(Plotting code records)
>>

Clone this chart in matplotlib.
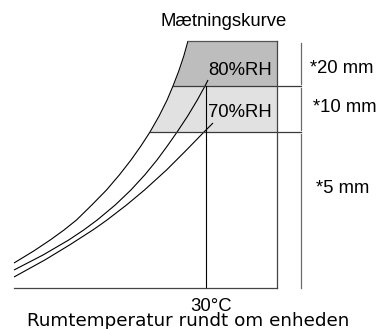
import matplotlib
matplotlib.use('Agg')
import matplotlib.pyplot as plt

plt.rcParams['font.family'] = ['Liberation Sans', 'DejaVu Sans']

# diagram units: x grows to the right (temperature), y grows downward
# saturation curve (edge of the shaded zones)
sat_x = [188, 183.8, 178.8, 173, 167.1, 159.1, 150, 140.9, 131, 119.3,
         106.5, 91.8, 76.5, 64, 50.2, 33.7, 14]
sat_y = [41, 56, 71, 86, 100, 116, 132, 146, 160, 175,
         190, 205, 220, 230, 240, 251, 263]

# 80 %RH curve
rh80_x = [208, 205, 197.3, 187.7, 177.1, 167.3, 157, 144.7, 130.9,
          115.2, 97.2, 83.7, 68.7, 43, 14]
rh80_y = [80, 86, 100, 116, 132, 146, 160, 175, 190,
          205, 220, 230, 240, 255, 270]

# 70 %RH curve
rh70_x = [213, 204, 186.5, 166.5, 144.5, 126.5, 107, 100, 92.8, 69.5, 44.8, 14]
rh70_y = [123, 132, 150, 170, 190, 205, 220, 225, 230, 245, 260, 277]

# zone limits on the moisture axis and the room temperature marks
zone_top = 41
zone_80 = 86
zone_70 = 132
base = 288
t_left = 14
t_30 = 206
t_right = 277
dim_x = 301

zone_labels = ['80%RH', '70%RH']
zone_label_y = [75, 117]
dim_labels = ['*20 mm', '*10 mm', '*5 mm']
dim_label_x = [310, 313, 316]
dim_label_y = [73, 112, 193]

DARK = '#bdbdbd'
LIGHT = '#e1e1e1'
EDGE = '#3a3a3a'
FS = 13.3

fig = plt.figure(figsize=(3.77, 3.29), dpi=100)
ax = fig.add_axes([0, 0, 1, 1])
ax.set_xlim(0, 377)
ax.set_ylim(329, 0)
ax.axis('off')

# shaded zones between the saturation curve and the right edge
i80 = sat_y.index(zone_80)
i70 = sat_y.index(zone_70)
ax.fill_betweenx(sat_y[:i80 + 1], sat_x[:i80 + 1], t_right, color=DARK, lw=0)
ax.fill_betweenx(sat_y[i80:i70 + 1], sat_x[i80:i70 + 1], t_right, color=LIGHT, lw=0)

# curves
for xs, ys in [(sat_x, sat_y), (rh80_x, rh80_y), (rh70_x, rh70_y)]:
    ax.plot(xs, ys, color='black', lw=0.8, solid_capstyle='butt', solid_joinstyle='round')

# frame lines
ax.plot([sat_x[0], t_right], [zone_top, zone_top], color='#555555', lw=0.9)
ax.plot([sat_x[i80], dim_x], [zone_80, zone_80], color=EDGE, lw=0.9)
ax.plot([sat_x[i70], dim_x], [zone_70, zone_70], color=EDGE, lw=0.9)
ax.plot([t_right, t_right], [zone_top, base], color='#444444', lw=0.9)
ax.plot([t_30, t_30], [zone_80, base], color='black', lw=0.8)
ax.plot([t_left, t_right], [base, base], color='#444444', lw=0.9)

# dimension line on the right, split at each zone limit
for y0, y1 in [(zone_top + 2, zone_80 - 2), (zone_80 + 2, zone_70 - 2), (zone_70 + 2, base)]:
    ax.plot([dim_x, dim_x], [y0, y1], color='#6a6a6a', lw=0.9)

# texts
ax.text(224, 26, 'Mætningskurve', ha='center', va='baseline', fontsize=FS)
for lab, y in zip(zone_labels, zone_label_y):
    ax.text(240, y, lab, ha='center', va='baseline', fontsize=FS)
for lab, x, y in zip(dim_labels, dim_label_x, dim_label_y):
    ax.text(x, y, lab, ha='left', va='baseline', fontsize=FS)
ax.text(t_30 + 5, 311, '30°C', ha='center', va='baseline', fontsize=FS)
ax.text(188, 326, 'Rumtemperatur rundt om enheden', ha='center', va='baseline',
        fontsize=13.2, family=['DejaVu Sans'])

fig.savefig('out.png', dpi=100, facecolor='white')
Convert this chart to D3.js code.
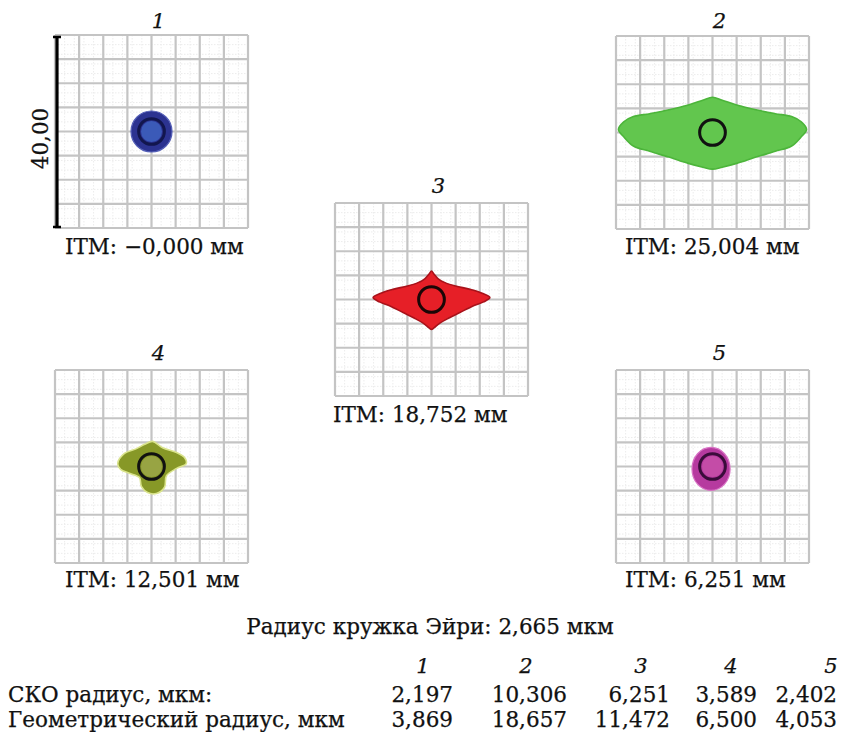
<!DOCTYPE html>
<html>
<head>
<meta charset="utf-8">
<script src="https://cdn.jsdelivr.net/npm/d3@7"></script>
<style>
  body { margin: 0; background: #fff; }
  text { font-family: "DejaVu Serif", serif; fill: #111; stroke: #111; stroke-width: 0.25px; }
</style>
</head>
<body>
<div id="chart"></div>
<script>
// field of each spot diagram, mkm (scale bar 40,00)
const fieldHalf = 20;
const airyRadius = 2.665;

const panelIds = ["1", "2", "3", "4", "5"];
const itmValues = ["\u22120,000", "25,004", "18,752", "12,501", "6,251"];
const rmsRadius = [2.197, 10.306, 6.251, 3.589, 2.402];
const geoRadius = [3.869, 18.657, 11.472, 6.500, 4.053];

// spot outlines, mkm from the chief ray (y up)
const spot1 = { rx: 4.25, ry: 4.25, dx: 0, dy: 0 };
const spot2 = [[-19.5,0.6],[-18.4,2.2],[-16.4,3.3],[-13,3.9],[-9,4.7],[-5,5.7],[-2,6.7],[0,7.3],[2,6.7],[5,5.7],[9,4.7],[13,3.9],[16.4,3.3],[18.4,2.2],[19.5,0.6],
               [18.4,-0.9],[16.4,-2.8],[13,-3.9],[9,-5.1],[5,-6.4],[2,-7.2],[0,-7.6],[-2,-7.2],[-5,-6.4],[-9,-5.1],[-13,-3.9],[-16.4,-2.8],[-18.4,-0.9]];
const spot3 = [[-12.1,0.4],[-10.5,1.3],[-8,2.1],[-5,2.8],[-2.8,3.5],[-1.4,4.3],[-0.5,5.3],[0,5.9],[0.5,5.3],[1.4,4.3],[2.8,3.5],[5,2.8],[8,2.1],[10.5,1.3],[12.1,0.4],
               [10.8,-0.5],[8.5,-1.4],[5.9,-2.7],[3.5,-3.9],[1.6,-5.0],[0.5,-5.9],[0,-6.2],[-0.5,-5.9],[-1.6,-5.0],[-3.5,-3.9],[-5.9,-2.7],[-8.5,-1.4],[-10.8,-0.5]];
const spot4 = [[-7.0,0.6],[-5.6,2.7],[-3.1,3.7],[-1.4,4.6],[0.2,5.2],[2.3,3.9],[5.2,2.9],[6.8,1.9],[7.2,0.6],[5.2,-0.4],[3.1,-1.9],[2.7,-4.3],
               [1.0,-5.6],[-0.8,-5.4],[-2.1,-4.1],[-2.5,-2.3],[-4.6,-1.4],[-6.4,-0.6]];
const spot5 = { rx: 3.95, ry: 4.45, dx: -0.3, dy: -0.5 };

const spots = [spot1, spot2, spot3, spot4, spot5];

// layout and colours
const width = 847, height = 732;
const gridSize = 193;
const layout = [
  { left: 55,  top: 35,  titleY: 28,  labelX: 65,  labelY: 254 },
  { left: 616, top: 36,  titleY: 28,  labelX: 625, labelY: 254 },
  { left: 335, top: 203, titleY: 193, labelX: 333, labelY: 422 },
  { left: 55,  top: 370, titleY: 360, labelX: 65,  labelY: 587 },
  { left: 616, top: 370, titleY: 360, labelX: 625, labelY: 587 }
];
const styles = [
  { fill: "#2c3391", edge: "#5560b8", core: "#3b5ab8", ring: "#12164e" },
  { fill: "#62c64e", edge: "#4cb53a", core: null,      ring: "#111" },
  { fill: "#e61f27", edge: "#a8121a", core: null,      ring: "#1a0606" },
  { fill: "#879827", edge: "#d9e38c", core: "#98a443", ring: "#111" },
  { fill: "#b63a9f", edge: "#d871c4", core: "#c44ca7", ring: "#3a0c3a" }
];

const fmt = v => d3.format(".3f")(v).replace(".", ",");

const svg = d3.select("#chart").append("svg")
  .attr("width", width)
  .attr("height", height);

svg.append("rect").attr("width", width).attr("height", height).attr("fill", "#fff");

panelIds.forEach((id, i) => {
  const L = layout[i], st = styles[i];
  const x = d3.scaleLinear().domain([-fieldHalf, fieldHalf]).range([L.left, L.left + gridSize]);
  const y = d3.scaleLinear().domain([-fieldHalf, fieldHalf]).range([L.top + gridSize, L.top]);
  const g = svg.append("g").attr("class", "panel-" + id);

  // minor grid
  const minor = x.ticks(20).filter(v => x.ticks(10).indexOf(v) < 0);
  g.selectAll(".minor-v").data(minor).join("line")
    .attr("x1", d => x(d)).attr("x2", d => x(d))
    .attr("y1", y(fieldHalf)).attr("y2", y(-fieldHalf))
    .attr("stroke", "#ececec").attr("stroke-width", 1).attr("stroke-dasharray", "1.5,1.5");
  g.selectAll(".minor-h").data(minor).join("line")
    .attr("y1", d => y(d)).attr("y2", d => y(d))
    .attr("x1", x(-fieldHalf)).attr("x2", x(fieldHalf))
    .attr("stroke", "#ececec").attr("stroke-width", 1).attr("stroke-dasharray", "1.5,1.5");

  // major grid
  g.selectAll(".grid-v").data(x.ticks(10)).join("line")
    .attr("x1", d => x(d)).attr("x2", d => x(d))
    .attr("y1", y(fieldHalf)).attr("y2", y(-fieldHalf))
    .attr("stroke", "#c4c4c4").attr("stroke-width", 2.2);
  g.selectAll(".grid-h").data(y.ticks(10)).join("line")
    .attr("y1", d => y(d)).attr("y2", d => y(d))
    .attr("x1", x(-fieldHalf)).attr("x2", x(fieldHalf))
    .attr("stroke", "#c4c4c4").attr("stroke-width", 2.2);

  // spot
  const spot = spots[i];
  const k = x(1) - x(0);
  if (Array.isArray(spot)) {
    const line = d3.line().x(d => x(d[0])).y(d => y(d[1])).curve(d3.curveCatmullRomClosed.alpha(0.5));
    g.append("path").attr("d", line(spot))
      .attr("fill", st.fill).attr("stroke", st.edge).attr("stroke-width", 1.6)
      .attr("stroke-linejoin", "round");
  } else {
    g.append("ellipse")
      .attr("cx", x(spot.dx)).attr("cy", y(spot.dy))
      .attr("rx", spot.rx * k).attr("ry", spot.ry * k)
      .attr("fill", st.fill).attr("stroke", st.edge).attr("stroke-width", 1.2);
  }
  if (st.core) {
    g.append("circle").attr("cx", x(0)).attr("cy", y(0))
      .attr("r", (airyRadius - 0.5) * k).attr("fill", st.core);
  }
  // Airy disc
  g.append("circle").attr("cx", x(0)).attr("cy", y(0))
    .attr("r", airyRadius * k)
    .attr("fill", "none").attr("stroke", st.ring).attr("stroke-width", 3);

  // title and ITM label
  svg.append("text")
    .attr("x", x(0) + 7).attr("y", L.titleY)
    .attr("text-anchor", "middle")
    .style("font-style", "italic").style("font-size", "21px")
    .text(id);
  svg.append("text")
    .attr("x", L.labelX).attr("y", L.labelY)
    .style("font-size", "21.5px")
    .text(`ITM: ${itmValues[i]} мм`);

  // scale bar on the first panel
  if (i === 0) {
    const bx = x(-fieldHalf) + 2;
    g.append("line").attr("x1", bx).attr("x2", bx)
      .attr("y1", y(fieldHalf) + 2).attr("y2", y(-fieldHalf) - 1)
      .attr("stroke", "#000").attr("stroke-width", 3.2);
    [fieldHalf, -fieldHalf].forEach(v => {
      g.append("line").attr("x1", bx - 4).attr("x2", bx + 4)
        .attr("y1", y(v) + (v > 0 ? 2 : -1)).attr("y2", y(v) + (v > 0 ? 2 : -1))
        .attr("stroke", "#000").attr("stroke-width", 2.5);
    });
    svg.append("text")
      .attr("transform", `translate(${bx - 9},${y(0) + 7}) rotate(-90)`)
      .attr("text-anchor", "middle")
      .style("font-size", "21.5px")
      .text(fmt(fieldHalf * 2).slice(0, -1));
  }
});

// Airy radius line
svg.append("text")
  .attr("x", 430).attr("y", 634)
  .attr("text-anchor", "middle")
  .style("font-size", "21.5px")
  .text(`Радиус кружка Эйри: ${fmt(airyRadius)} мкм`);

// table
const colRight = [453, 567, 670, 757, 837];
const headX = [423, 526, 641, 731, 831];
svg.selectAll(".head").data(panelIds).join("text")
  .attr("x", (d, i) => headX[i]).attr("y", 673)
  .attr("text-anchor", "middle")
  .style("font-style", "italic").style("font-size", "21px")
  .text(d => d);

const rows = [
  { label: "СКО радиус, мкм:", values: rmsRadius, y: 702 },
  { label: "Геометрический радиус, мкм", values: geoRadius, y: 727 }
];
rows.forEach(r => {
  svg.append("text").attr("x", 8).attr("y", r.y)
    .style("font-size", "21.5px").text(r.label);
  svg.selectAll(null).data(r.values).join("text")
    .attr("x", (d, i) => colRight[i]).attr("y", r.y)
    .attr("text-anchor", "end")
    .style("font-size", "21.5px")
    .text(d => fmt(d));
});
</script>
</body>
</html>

<<

- Exercise instructions
Go back to the lines above and output, exactly as they stand, the ones from the line containing "Convert this chart to D3.js code." to the line containing "const geoRadius = [3.869, 18.657, 11.472, 6.500, 4.053];". Leave all pictures behind.

- Output of the exercise
Convert this chart to D3.js code.
<!DOCTYPE html>
<html>
<head>
<meta charset="utf-8">
<script src="https://cdn.jsdelivr.net/npm/d3@7"></script>
<style>
  body { margin: 0; background: #fff; }
  text { font-family: "DejaVu Serif", serif; fill: #111; stroke: #111; stroke-width: 0.25px; }
</style>
</head>
<body>
<div id="chart"></div>
<script>
// field of each spot diagram, mkm (scale bar 40,00)
const fieldHalf = 20;
const airyRadius = 2.665;

const panelIds = ["1", "2", "3", "4", "5"];
const itmValues = ["\u22120,000", "25,004", "18,752", "12,501", "6,251"];
const rmsRadius = [2.197, 10.306, 6.251, 3.589, 2.402];
const geoRadius = [3.869, 18.657, 11.472, 6.500, 4.053];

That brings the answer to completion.